Exercise aim.
Your task is to give the listing below back word for word, pictures excluded.

## Begin Data supplied

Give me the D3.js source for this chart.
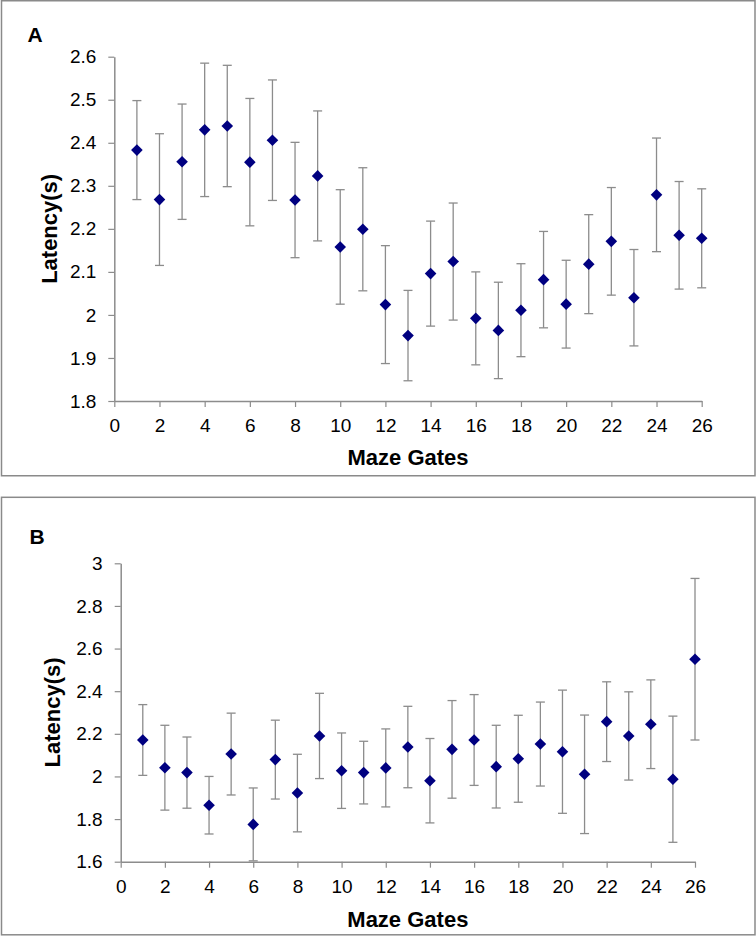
<!DOCTYPE html>
<html>
<head>
<meta charset="utf-8">
<script src="https://cdn.jsdelivr.net/npm/d3@7"></script>
<style>
  html, body { margin: 0; padding: 0; background: #fff; }
  svg text { font-family: "Liberation Sans", Arial, sans-serif; }
</style>
</head>
<body>
<svg id="chart" width="756" height="936"></svg>
<script>
// ---- Data ----
const gates = d3.range(1, 27);

const meanA = [2.383, 2.268, 2.356, 2.430, 2.439, 2.355, 2.406, 2.267, 2.323, 2.158,
               2.199, 2.024, 1.952, 2.096, 2.124, 1.992, 1.964, 2.011, 2.082, 2.025,
               2.118, 2.171, 2.040, 2.279, 2.185, 2.178];
const errA  = [0.115, 0.153, 0.134, 0.155, 0.141, 0.148, 0.140, 0.134, 0.151, 0.133,
               0.143, 0.137, 0.105, 0.122, 0.136, 0.108, 0.112, 0.108, 0.112, 0.102,
               0.115, 0.125, 0.112, 0.132, 0.125, 0.115];

const meanB = [2.171, 2.041, 2.018, 1.865, 2.105, 1.775, 2.079, 1.922, 2.190, 2.027,
               2.018, 2.040, 2.138, 1.980, 2.127, 2.171, 2.046, 2.083, 2.152, 2.116,
               2.010, 2.257, 2.190, 2.245, 1.987, 2.550];
const errB  = [0.166, 0.199, 0.167, 0.135, 0.192, 0.171, 0.185, 0.182, 0.200, 0.177,
               0.147, 0.183, 0.191, 0.198, 0.229, 0.213, 0.194, 0.204, 0.197, 0.289,
               0.278, 0.187, 0.207, 0.208, 0.296, 0.379];

const xTicks  = d3.range(0, 27, 2);
const yTicksA = [1.8, 1.9, 2.0, 2.1, 2.2, 2.3, 2.4, 2.5, 2.6];
const yTicksB = [1.6, 1.8, 2.0, 2.2, 2.4, 2.6, 2.8, 3.0];

const xTitle = "Maze Gates";
const yTitle = "Latency(s)";

// ---- Drawing ----
const svg = d3.select("#chart");
const axisColor = "#8c8c8c";

function panel(cfg) {
  const g = svg.append("g");
  // frame
  g.append("rect")
    .attr("x", cfg.frame[0]).attr("y", cfg.frame[1])
    .attr("width", cfg.frame[2]).attr("height", cfg.frame[3])
    .attr("fill", "#fff").attr("stroke", "#8a8a8a").attr("stroke-width", 1.5);

  const x = d3.scaleLinear().domain([0, 26]).range([cfg.left, cfg.right]);
  const y = d3.scaleLinear().domain(cfg.yDomain).range([cfg.bottom, cfg.top]);

  const yAxis = d3.axisLeft(y).tickValues(cfg.yTicks)
    .tickFormat(d => d3.format("")(+d.toFixed(1)))
    .tickSize(6).tickSizeOuter(0).tickPadding(12);
  const xAxis = d3.axisBottom(x).tickValues(xTicks)
    .tickSize(6).tickSizeOuter(0).tickPadding(11.5);

  const gy = g.append("g").attr("transform", `translate(${cfg.left},0)`).call(yAxis);
  const gx = g.append("g").attr("transform", `translate(0,${cfg.bottom})`).call(xAxis);
  [gx, gy].forEach(a => {
    a.select(".domain").attr("stroke", axisColor).attr("stroke-width", 1.5);
    a.selectAll(".tick line").attr("stroke", axisColor).attr("stroke-width", 1.2);
    a.selectAll(".tick text").attr("fill", "#000").style("font-size", "19px")
      .style("font-family", '"Liberation Sans", Arial, sans-serif');
  });

  // error bars
  const eb = g.append("g").attr("stroke", "#8c8c8c").attr("stroke-width", 1.3).attr("fill", "none");
  gates.forEach((gate, i) => {
    const cx = x(gate);
    const y1 = y(cfg.mean[i] + cfg.err[i]);
    const y0 = y(cfg.mean[i] - cfg.err[i]);
    eb.append("line").attr("x1", cx).attr("x2", cx).attr("y1", y1).attr("y2", y0);
    eb.append("line").attr("x1", cx - 4.5).attr("x2", cx + 4.5).attr("y1", y1).attr("y2", y1);
    eb.append("line").attr("x1", cx - 4.5).attr("x2", cx + 4.5).attr("y1", y0).attr("y2", y0);
  });

  // markers
  const r = 5.8;
  g.append("g").selectAll("path").data(gates).join("path")
    .attr("d", (gate, i) => {
      const cx = x(gate), cy = y(cfg.mean[i]);
      return `M${cx},${cy - r}L${cx + r},${cy}L${cx},${cy + r}L${cx - r},${cy}Z`;
    })
    .attr("fill", "#000080");

  // panel letter
  g.append("text").attr("x", cfg.letterPos[0]).attr("y", cfg.letterPos[1])
    .style("font-size", "21px").style("font-weight", "bold").text(cfg.letter);

  // axis titles
  g.append("text")
    .attr("x", (cfg.left + cfg.right) / 2).attr("y", cfg.xTitleY)
    .attr("text-anchor", "middle")
    .style("font-size", "22px").style("font-weight", "bold").text(xTitle);
  g.append("text")
    .attr("transform", `translate(${cfg.yTitleX},${(cfg.top + cfg.bottom) / 2}) rotate(-90)`)
    .attr("text-anchor", "middle")
    .style("font-size", "22px").style("font-weight", "bold").text(yTitle);
}

panel({
  frame: [1.5, 0.75, 753.5, 475],
  left: 114.3, right: 701.7, top: 56.7, bottom: 401,
  yDomain: [1.8, 2.6], yTicks: yTicksA,
  mean: meanA, err: errA,
  letter: "A", letterPos: [27.5, 41.5],
  xTitleY: 465, yTitleX: 56.5
});

panel({
  frame: [1.5, 497.3, 753.5, 437.5],
  left: 120.7, right: 695, top: 563.3, bottom: 861.7,
  yDomain: [1.6, 3.0], yTicks: yTicksB,
  mean: meanB, err: errB,
  letter: "B", letterPos: [29.5, 544],
  xTitleY: 926.5, yTitleX: 60
});
</script>
</body>
</html>
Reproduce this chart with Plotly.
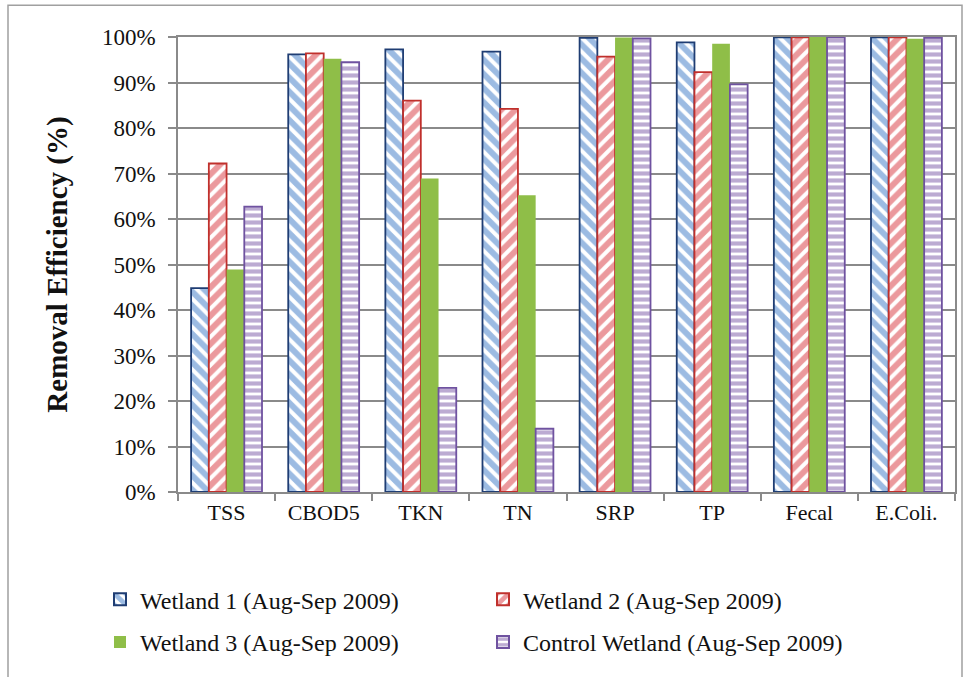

## End Data supplied

Exercise solution.
Give me the D3.js source for this chart.
<!DOCTYPE html>
<html>
<head>
<meta charset="utf-8">
<script src="https://cdn.jsdelivr.net/npm/d3@7"></script>
<style>
  html, body { margin: 0; padding: 0; background: #fff; }
  svg text { font-family: "Liberation Sans", Arial, sans-serif; }
</style>
</head>
<body>
<svg id="chart" width="756" height="936"></svg>
<script>
// ---- Data ----
const gates = d3.range(1, 27);

const meanA = [2.383, 2.268, 2.356, 2.430, 2.439, 2.355, 2.406, 2.267, 2.323, 2.158,
               2.199, 2.024, 1.952, 2.096, 2.124, 1.992, 1.964, 2.011, 2.082, 2.025,
               2.118, 2.171, 2.040, 2.279, 2.185, 2.178];
const errA  = [0.115, 0.153, 0.134, 0.155, 0.141, 0.148, 0.140, 0.134, 0.151, 0.133,
               0.143, 0.137, 0.105, 0.122, 0.136, 0.108, 0.112, 0.108, 0.112, 0.102,
               0.115, 0.125, 0.112, 0.132, 0.125, 0.115];

const meanB = [2.171, 2.041, 2.018, 1.865, 2.105, 1.775, 2.079, 1.922, 2.190, 2.027,
               2.018, 2.040, 2.138, 1.980, 2.127, 2.171, 2.046, 2.083, 2.152, 2.116,
               2.010, 2.257, 2.190, 2.245, 1.987, 2.550];
const errB  = [0.166, 0.199, 0.167, 0.135, 0.192, 0.171, 0.185, 0.182, 0.200, 0.177,
               0.147, 0.183, 0.191, 0.198, 0.229, 0.213, 0.194, 0.204, 0.197, 0.289,
               0.278, 0.187, 0.207, 0.208, 0.296, 0.379];

const xTicks  = d3.range(0, 27, 2);
const yTicksA = [1.8, 1.9, 2.0, 2.1, 2.2, 2.3, 2.4, 2.5, 2.6];
const yTicksB = [1.6, 1.8, 2.0, 2.2, 2.4, 2.6, 2.8, 3.0];

const xTitle = "Maze Gates";
const yTitle = "Latency(s)";

// ---- Drawing ----
const svg = d3.select("#chart");
const axisColor = "#8c8c8c";

function panel(cfg) {
  const g = svg.append("g");
  // frame
  g.append("rect")
    .attr("x", cfg.frame[0]).attr("y", cfg.frame[1])
    .attr("width", cfg.frame[2]).attr("height", cfg.frame[3])
    .attr("fill", "#fff").attr("stroke", "#8a8a8a").attr("stroke-width", 1.5);

  const x = d3.scaleLinear().domain([0, 26]).range([cfg.left, cfg.right]);
  const y = d3.scaleLinear().domain(cfg.yDomain).range([cfg.bottom, cfg.top]);

  const yAxis = d3.axisLeft(y).tickValues(cfg.yTicks)
    .tickFormat(d => d3.format("")(+d.toFixed(1)))
    .tickSize(6).tickSizeOuter(0).tickPadding(12);
  const xAxis = d3.axisBottom(x).tickValues(xTicks)
    .tickSize(6).tickSizeOuter(0).tickPadding(11.5);

  const gy = g.append("g").attr("transform", `translate(${cfg.left},0)`).call(yAxis);
  const gx = g.append("g").attr("transform", `translate(0,${cfg.bottom})`).call(xAxis);
  [gx, gy].forEach(a => {
    a.select(".domain").attr("stroke", axisColor).attr("stroke-width", 1.5);
    a.selectAll(".tick line").attr("stroke", axisColor).attr("stroke-width", 1.2);
    a.selectAll(".tick text").attr("fill", "#000").style("font-size", "19px")
      .style("font-family", '"Liberation Sans", Arial, sans-serif');
  });

  // error bars
  const eb = g.append("g").attr("stroke", "#8c8c8c").attr("stroke-width", 1.3).attr("fill", "none");
  gates.forEach((gate, i) => {
    const cx = x(gate);
    const y1 = y(cfg.mean[i] + cfg.err[i]);
    const y0 = y(cfg.mean[i] - cfg.err[i]);
    eb.append("line").attr("x1", cx).attr("x2", cx).attr("y1", y1).attr("y2", y0);
    eb.append("line").attr("x1", cx - 4.5).attr("x2", cx + 4.5).attr("y1", y1).attr("y2", y1);
    eb.append("line").attr("x1", cx - 4.5).attr("x2", cx + 4.5).attr("y1", y0).attr("y2", y0);
  });

  // markers
  const r = 5.8;
  g.append("g").selectAll("path").data(gates).join("path")
    .attr("d", (gate, i) => {
      const cx = x(gate), cy = y(cfg.mean[i]);
      return `M${cx},${cy - r}L${cx + r},${cy}L${cx},${cy + r}L${cx - r},${cy}Z`;
    })
    .attr("fill", "#000080");

  // panel letter
  g.append("text").attr("x", cfg.letterPos[0]).attr("y", cfg.letterPos[1])
    .style("font-size", "21px").style("font-weight", "bold").text(cfg.letter);

  // axis titles
  g.append("text")
    .attr("x", (cfg.left + cfg.right) / 2).attr("y", cfg.xTitleY)
    .attr("text-anchor", "middle")
    .style("font-size", "22px").style("font-weight", "bold").text(xTitle);
  g.append("text")
    .attr("transform", `translate(${cfg.yTitleX},${(cfg.top + cfg.bottom) / 2}) rotate(-90)`)
    .attr("text-anchor", "middle")
    .style("font-size", "22px").style("font-weight", "bold").text(yTitle);
}

panel({
  frame: [1.5, 0.75, 753.5, 475],
  left: 114.3, right: 701.7, top: 56.7, bottom: 401,
  yDomain: [1.8, 2.6], yTicks: yTicksA,
  mean: meanA, err: errA,
  letter: "A", letterPos: [27.5, 41.5],
  xTitleY: 465, yTitleX: 56.5
});

panel({
  frame: [1.5, 497.3, 753.5, 437.5],
  left: 120.7, right: 695, top: 563.3, bottom: 861.7,
  yDomain: [1.6, 3.0], yTicks: yTicksB,
  mean: meanB, err: errB,
  letter: "B", letterPos: [29.5, 544],
  xTitleY: 926.5, yTitleX: 60
});
</script>
</body>
</html>
Reproduce this chart with Plotly.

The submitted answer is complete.